Microsoft is ending development of the systems underpinning proprietary internet browser Edge, and will create a new one using Chromium, the technology that powers the Google Chrome browser.
Microsoft’s new browser, currently designated ‘Anaheim’, will utilize Google’s rendering engine as the basis for Edge’s replacement instead of further developing its EdgeHTML engine, according to reporting by Windows Central, citing anonymous sources.
This update will cause changes to the PC and Windows phone versions of Edge only. The iOS and Android versions already run on platform-specific engines, and users of these apps will therefore not see any difference resulting from this news.

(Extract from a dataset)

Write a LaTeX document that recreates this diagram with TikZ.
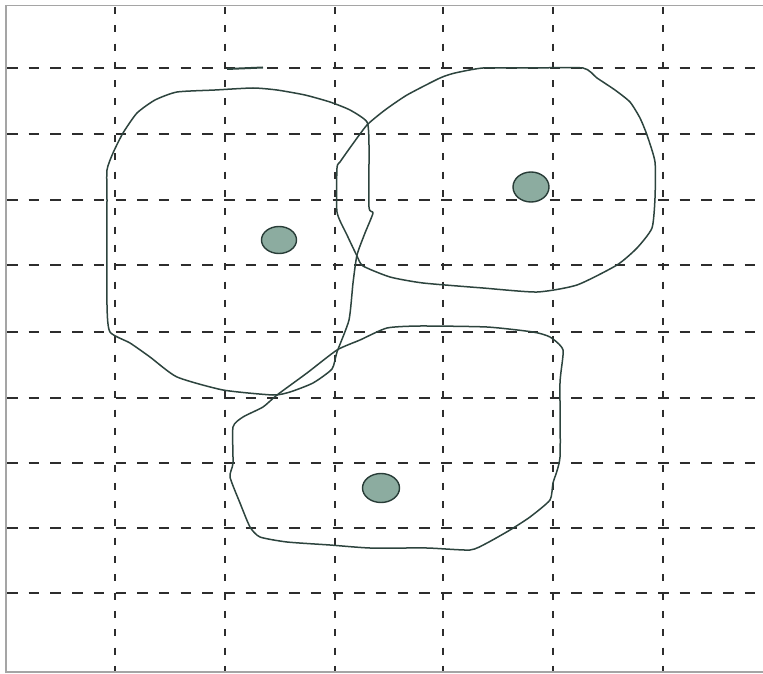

How the browser will look is uncertain. It could retain Edge’s name, user interface and all of its features, just wired into a new underlying system, or be something completely fresh with a new moniker.

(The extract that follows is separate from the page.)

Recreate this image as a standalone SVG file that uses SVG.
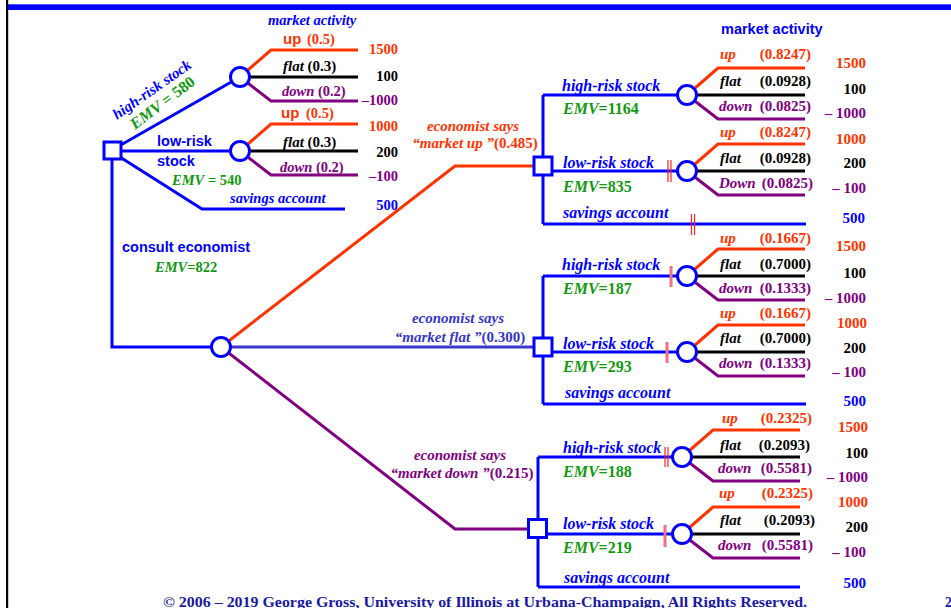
<svg xmlns="http://www.w3.org/2000/svg" xmlns:xlink="http://www.w3.org/1999/xlink" width="951" height="608" viewBox="0 0 951 608">
  <style>
    .ser { font-family: "Liberation Serif", "Times New Roman", serif; font-weight: bold; }
    .san { font-family: "Liberation Sans", Arial, sans-serif; font-weight: bold; }
    .it { font-style: italic; }
    .up { fill: #ff3300; }
    .fl { fill: #000000; }
    .dn { fill: #800080; }
    .bl { fill: #0000ff; }
    .gr { fill: #119911; }
    .mb { fill: #3535c8; }
    .ln { fill: none; stroke-width: 3; stroke-linejoin: miter; }
    .lb { stroke: #0000ff; }
    .lr { stroke: #ff3300; }
    .lk { stroke: #000000; }
    .lp { stroke: #800080; }
    .lm { stroke: #3838cc; }
    .dec { fill: #ffffff; stroke: #0000ff; stroke-width: 3; }
    .chn { fill: #ffffff; stroke: #0000ff; stroke-width: 3; }
    .tk2 { stroke: #ff2020; stroke-width: 1.2; }
    .tk1 { stroke: #f07088; stroke-width: 3; }
    .f14 { font-size: 14.5px; }
    .f15 { font-size: 15px; }
    .f16 { font-size: 16px; }
  </style>
  <defs>
    <!-- chance node with its up / flat / down outcome branches -->
    <g id="fan">
      <path class="ln lr" d="M0,0 L31,-27 L118,-27"/>
      <path class="ln lk" d="M0,0 L118,0"/>
      <path class="ln lp" d="M0,0 L31,24 L118,24"/>
      <circle class="chn" cx="0" cy="0" r="9.5"/>
    </g>
  </defs>

  <!-- page frame -->
  <rect x="6" y="0" width="2.2" height="608" fill="#000000"/>
  <rect x="8" y="4.3" width="943" height="5.7" fill="#0000ff"/>

  <!-- connectors -->
  <g id="connectors">
    <!-- first decision: invest directly -->
    <path class="ln lb" d="M112,150 L240,77"/>
    <path class="ln lb" d="M112,151 L240,151"/>
    <path class="ln lb" d="M112,152 L202,209 L345,209"/>
    <path class="ln lb" d="M112,151 L112,347 L221,347"/>
    <!-- economist forecast branches -->
    <path class="ln lr" d="M221,347 L455,166 L543,166"/>
    <path class="ln lm" d="M221,347 L543,347"/>
    <path class="ln lp" d="M221,347 L455,529 L537,529"/>
    <!-- decisions after "market up" -->
    <path class="ln lb" d="M543,95 L543,224 M543,95 L687,95 M543,171 L687,171 M543,224 L806,224"/>
    <!-- decisions after "market flat" -->
    <path class="ln lb" d="M543,276 L543,404 M543,276 L687,276 M543,352 L687,352 M543,404 L806,404"/>
    <!-- decisions after "market down" -->
    <path class="ln lb" d="M538,457 L538,587 M538,457 L682,457 M538,534 L682,534 M538,587 L800,587"/>
    <!-- pruned branch marks -->
    <path class="tk2" d="M668,160 V182 M671,160 V182 M691.5,214 V235 M694.5,214 V235 M665,447 V467 M668,447 V467"/>
    <path class="tk1" d="M671,266 V287 M667,342 V363 M665,525 V547"/>
  </g>

  <!-- decision nodes -->
  <g id="decision-root"><rect class="dec" x="104" y="142" width="17" height="17"/></g>
  <g id="decision-up"><rect class="dec" x="534" y="157" width="18" height="18"/></g>
  <g id="decision-flat"><rect class="dec" x="534" y="338" width="18" height="18"/></g>
  <g id="decision-down"><rect class="dec" x="528.5" y="519.5" width="18" height="18"/></g>

  <!-- forecast chance node -->
  <g id="chance-forecast"><circle class="chn" cx="221" cy="347" r="9.5"/></g>

  <!-- market chance nodes -->
  <g id="chance-a"><use xlink:href="#fan" href="#fan" x="240" y="77"/></g>
  <g id="chance-b"><use xlink:href="#fan" href="#fan" x="240" y="151"/></g>
  <g id="chance-1"><use xlink:href="#fan" href="#fan" x="687" y="95"/></g>
  <g id="chance-2"><use xlink:href="#fan" href="#fan" x="687" y="171"/></g>
  <g id="chance-3"><use xlink:href="#fan" href="#fan" x="687" y="276"/></g>
  <g id="chance-4"><use xlink:href="#fan" href="#fan" x="687" y="352"/></g>
  <g id="chance-5"><use xlink:href="#fan" href="#fan" x="682" y="457"/></g>
  <g id="chance-6"><use xlink:href="#fan" href="#fan" x="682" y="534"/></g>

  <!-- labels: direct investment -->
  <g id="labels-direct">
    <text class="ser it bl f14" x="268" y="25">market activity</text>
    <text class="ser it bl f15" transform="translate(117,120) rotate(-35)">high-risk stock</text>
    <text class="ser gr f16" transform="translate(135,130) rotate(-37)"><tspan class="it">EMV</tspan> = 580</text>
    <text class="san bl f14" x="157" y="146">low-risk</text>
    <text class="san bl f14" x="157" y="166">stock</text>
    <text class="ser gr f14" x="172" y="185"><tspan class="it">EMV</tspan> = 540</text>
    <text class="ser it bl f14" x="230" y="203">savings account</text>

    <text class="san up f15" x="283" y="44">up</text>
    <text class="ser up f14" x="307" y="44">(0.5)</text>
    <text class="ser fl f15" x="283" y="71"><tspan class="it">flat</tspan> (0.3)</text>
    <text class="ser dn f14" x="282" y="96"><tspan class="it">down</tspan> (0.2)</text>
    <text class="san up f15" x="281" y="118">up</text>
    <text class="ser up f14" x="306" y="118">(0.5)</text>
    <text class="ser fl f15" x="283" y="147"><tspan class="it">flat</tspan> (0.3)</text>
    <text class="ser dn f14" x="280" y="172"><tspan class="it">down</tspan> (0.2)</text>

    <g class="ser f14" text-anchor="end">
      <text class="up" x="398" y="54">1500</text>
      <text class="fl" x="398" y="81">100</text>
      <text class="dn" x="398" y="105">–1000</text>
      <text class="up" x="398" y="131">1000</text>
      <text class="fl" x="398" y="157">200</text>
      <text class="dn" x="398" y="181">–100</text>
      <text class="bl" x="398" y="210">500</text>
    </g>

    <text class="san bl f14" x="122" y="252">consult economist</text>
    <text class="ser gr f14" x="155" y="272"><tspan class="it">EMV</tspan>=822</text>
  </g>

  <!-- labels: economist forecasts -->
  <g id="labels-forecast" class="ser f15" text-anchor="middle">
    <text class="it up" x="473" y="131">economist says</text>
    <text class="up" x="475" y="148"><tspan class="it">“market up ”</tspan>(0.485)</text>
    <text class="it mb" x="458" y="323">economist says</text>
    <text class="mb" x="460" y="342"><tspan class="it">“market flat ”</tspan>(0.300)</text>
    <text class="it dn" x="460" y="460">economist says</text>
    <text class="dn" x="462" y="478"><tspan class="it">“market down ”</tspan>(0.215)</text>
  </g>

  <!-- labels: decisions after the forecast -->
  <g id="labels-decisions" class="ser f16">
    <text class="it bl" x="562" y="91">high-risk stock</text>
    <text class="gr" x="563" y="114"><tspan class="it">EMV</tspan>=1164</text>
    <text class="it bl" x="563" y="168">low-risk stock</text>
    <text class="gr" x="563" y="192"><tspan class="it">EMV</tspan>=835</text>
    <text class="it bl" x="563" y="218">savings account</text>

    <text class="it bl" x="562" y="270">high-risk stock</text>
    <text class="gr" x="563" y="294"><tspan class="it">EMV</tspan>=187</text>
    <text class="it bl" x="563" y="349">low-risk stock</text>
    <text class="gr" x="563" y="372"><tspan class="it">EMV</tspan>=293</text>
    <text class="it bl" x="565" y="398">savings account</text>

    <text class="it bl" x="563" y="453">high-risk stock</text>
    <text class="gr" x="563" y="477"><tspan class="it">EMV</tspan>=188</text>
    <text class="it bl" x="563" y="529">low-risk stock</text>
    <text class="gr" x="563" y="553"><tspan class="it">EMV</tspan>=219</text>
    <text class="it bl" x="564" y="583">savings account</text>
  </g>

  <!-- labels: posterior market outcomes -->
  <g id="labels-outcomes" class="ser f15">
    <text class="san bl f14" x="721" y="34">market activity</text>

    <text class="it up" x="720" y="59">up</text>
    <text class="it fl" x="720" y="86">flat</text>
    <text class="it dn" x="719" y="111">down</text>
    <text class="it up" x="720" y="137">up</text>
    <text class="it fl" x="720" y="163">flat</text>
    <text class="it dn" x="719" y="188">Down</text>

    <text class="it up" x="720" y="243">up</text>
    <text class="it fl" x="720" y="269">flat</text>
    <text class="it dn" x="719" y="293">down</text>
    <text class="it up" x="720" y="318">up</text>
    <text class="it fl" x="720" y="343">flat</text>
    <text class="it dn" x="719" y="368">down</text>

    <text class="it up" x="722" y="423">up</text>
    <text class="it fl" x="720" y="450">flat</text>
    <text class="it dn" x="718" y="473">down</text>
    <text class="it up" x="719" y="498">up</text>
    <text class="it fl" x="720" y="525">flat</text>
    <text class="it dn" x="718" y="550">down</text>

    <g text-anchor="end">
      <text class="up" x="811" y="59">(0.8247)</text>
      <text class="fl" x="811" y="86">(0.0928)</text>
      <text class="dn" x="811" y="111">(0.0825)</text>
      <text class="up" x="811" y="137">(0.8247)</text>
      <text class="fl" x="811" y="163">(0.0928)</text>
      <text class="dn" x="813" y="188">(0.0825)</text>

      <text class="up" x="811" y="243">(0.1667)</text>
      <text class="fl" x="811" y="269">(0.7000)</text>
      <text class="dn" x="811" y="293">(0.1333)</text>
      <text class="up" x="811" y="318">(0.1667)</text>
      <text class="fl" x="811" y="343">(0.7000)</text>
      <text class="dn" x="811" y="368">(0.1333)</text>

      <text class="up" x="812" y="423">(0.2325)</text>
      <text class="fl" x="810" y="450">(0.2093)</text>
      <text class="dn" x="812" y="473">(0.5581)</text>
      <text class="up" x="813" y="498">(0.2325)</text>
      <text class="fl" x="815" y="525">(0.2093)</text>
      <text class="dn" x="813" y="550">(0.5581)</text>

      <text class="up" x="866" y="68">1500</text>
      <text class="fl" x="866" y="94">100</text>
      <text class="dn" x="866" y="118">– 1000</text>
      <text class="up" x="866" y="144">1000</text>
      <text class="fl" x="866" y="168">200</text>
      <text class="dn" x="866" y="193">– 100</text>
      <text class="bl" x="865" y="223">500</text>

      <text class="up" x="866" y="251">1500</text>
      <text class="fl" x="866" y="278">100</text>
      <text class="dn" x="866" y="303">– 1000</text>
      <text class="up" x="867" y="328">1000</text>
      <text class="fl" x="866" y="353">200</text>
      <text class="dn" x="866" y="377">– 100</text>
      <text class="bl" x="866" y="406">500</text>

      <text class="up" x="868" y="432">1500</text>
      <text class="fl" x="868" y="458">100</text>
      <text class="dn" x="868" y="482">– 1000</text>
      <text class="up" x="868" y="507">1000</text>
      <text class="fl" x="868" y="532">200</text>
      <text class="dn" x="866" y="557">– 100</text>
      <text class="bl" x="866" y="588">500</text>
    </g>
  </g>

  <!-- footer -->
  <g id="footer" class="ser" style="fill:#1a1aa0; font-size:14px">
    <text x="163" y="607" textLength="644" lengthAdjust="spacingAndGlyphs">© 2006 – 2019 George Gross, University of Illinois at Urbana-Champaign, All Rights Reserved.</text>
    <text x="945" y="607">2</text>
  </g>
</svg>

Edge, or ‘Spartan’ as it was named during development, was introduced in 2015 to users of Windows 10 back when the operating system was announced, and was judged to be a successful modernizing step away from Internet Explorer 11. However, despite handy features like Cortana integration and an article reading mode, it has not seen wide usage.
Public opinion of the browser was tainted by security issues discovered in February last year, as well as the technical limitations caused by sites optimized only for Chrome users. The Edge browser also doesn't benefit from the wide array of extensions available for Chrome. According to Netmarketshaare, the Edge browser has only 4.3 percent overall share in the browser market.
The switch to Chromium would fix the above issues with ease, and could tempt Windows users to stay within Microsoft’s walled garden of applications rather than solely using Edge as a means to download a competitor’s browser.